Problem details
Quote the data below in full, minus the images.

Stored data
▼▼▼
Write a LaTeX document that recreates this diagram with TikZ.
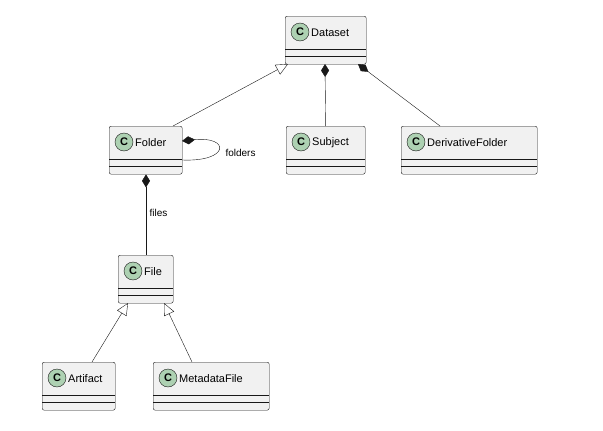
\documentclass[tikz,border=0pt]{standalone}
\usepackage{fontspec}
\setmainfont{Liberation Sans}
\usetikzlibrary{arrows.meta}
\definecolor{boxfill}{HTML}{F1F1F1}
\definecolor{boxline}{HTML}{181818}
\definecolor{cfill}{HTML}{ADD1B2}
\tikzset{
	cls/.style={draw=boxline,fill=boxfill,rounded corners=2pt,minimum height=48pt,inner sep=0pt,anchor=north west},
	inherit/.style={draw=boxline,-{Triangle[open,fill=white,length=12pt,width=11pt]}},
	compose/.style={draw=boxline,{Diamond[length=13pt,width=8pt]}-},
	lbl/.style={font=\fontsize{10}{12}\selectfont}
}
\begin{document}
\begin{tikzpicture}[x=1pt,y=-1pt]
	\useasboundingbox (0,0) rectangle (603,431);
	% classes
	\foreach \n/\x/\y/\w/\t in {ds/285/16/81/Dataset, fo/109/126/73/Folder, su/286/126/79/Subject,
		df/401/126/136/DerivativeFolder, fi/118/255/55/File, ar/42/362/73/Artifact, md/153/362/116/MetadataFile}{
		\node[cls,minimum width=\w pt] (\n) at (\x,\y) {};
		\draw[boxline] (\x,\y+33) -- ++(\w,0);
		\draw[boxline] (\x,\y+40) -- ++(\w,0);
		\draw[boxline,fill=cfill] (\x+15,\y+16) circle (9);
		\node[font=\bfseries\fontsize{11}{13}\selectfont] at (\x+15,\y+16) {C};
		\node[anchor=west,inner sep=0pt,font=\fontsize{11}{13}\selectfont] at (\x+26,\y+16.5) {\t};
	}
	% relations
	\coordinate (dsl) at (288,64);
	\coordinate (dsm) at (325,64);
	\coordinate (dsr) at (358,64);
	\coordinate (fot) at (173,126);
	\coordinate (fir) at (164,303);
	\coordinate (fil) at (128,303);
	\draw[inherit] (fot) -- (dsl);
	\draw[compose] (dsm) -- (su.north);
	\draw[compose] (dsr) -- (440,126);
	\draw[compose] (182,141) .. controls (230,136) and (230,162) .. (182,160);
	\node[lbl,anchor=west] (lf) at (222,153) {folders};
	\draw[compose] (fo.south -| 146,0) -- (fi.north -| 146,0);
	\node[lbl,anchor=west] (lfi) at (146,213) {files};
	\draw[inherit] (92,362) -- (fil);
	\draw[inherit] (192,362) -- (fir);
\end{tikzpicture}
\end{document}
▲▲▲
Completed task
Write a LaTeX document that recreates this diagram with TikZ.
\documentclass[tikz,border=0pt]{standalone}
\usepackage{fontspec}
\setmainfont{Liberation Sans}
\usetikzlibrary{arrows.meta}
\definecolor{boxfill}{HTML}{F1F1F1}
\definecolor{boxline}{HTML}{181818}
\definecolor{cfill}{HTML}{ADD1B2}
\tikzset{
	cls/.style={draw=boxline,fill=boxfill,rounded corners=2pt,minimum height=48pt,inner sep=0pt,anchor=north west},
	inherit/.style={draw=boxline,-{Triangle[open,fill=white,length=12pt,width=11pt]}},
	compose/.style={draw=boxline,{Diamond[length=13pt,width=8pt]}-},
	lbl/.style={font=\fontsize{10}{12}\selectfont}
}
\begin{document}
\begin{tikzpicture}[x=1pt,y=-1pt]
	\useasboundingbox (0,0) rectangle (603,431);
	% classes
	\foreach \n/\x/\y/\w/\t in {ds/285/16/81/Dataset, fo/109/126/73/Folder, su/286/126/79/Subject,
		df/401/126/136/DerivativeFolder, fi/118/255/55/File, ar/42/362/73/Artifact, md/153/362/116/MetadataFile}{
		\node[cls,minimum width=\w pt] (\n) at (\x,\y) {};
		\draw[boxline] (\x,\y+33) -- ++(\w,0);
		\draw[boxline] (\x,\y+40) -- ++(\w,0);
		\draw[boxline,fill=cfill] (\x+15,\y+16) circle (9);
		\node[font=\bfseries\fontsize{11}{13}\selectfont] at (\x+15,\y+16) {C};
		\node[anchor=west,inner sep=0pt,font=\fontsize{11}{13}\selectfont] at (\x+26,\y+16.5) {\t};
	}
	% relations
	\coordinate (dsl) at (288,64);
	\coordinate (dsm) at (325,64);
	\coordinate (dsr) at (358,64);
	\coordinate (fot) at (173,126);
	\coordinate (fir) at (164,303);
	\coordinate (fil) at (128,303);
	\draw[inherit] (fot) -- (dsl);
	\draw[compose] (dsm) -- (su.north);
	\draw[compose] (dsr) -- (440,126);
	\draw[compose] (182,141) .. controls (230,136) and (230,162) .. (182,160);
	\node[lbl,anchor=west] (lf) at (222,153) {folders};
	\draw[compose] (fo.south -| 146,0) -- (fi.north -| 146,0);
	\node[lbl,anchor=west] (lfi) at (146,213) {files};
	\draw[inherit] (92,362) -- (fil);
	\draw[inherit] (192,362) -- (fir);
\end{tikzpicture}
\end{document}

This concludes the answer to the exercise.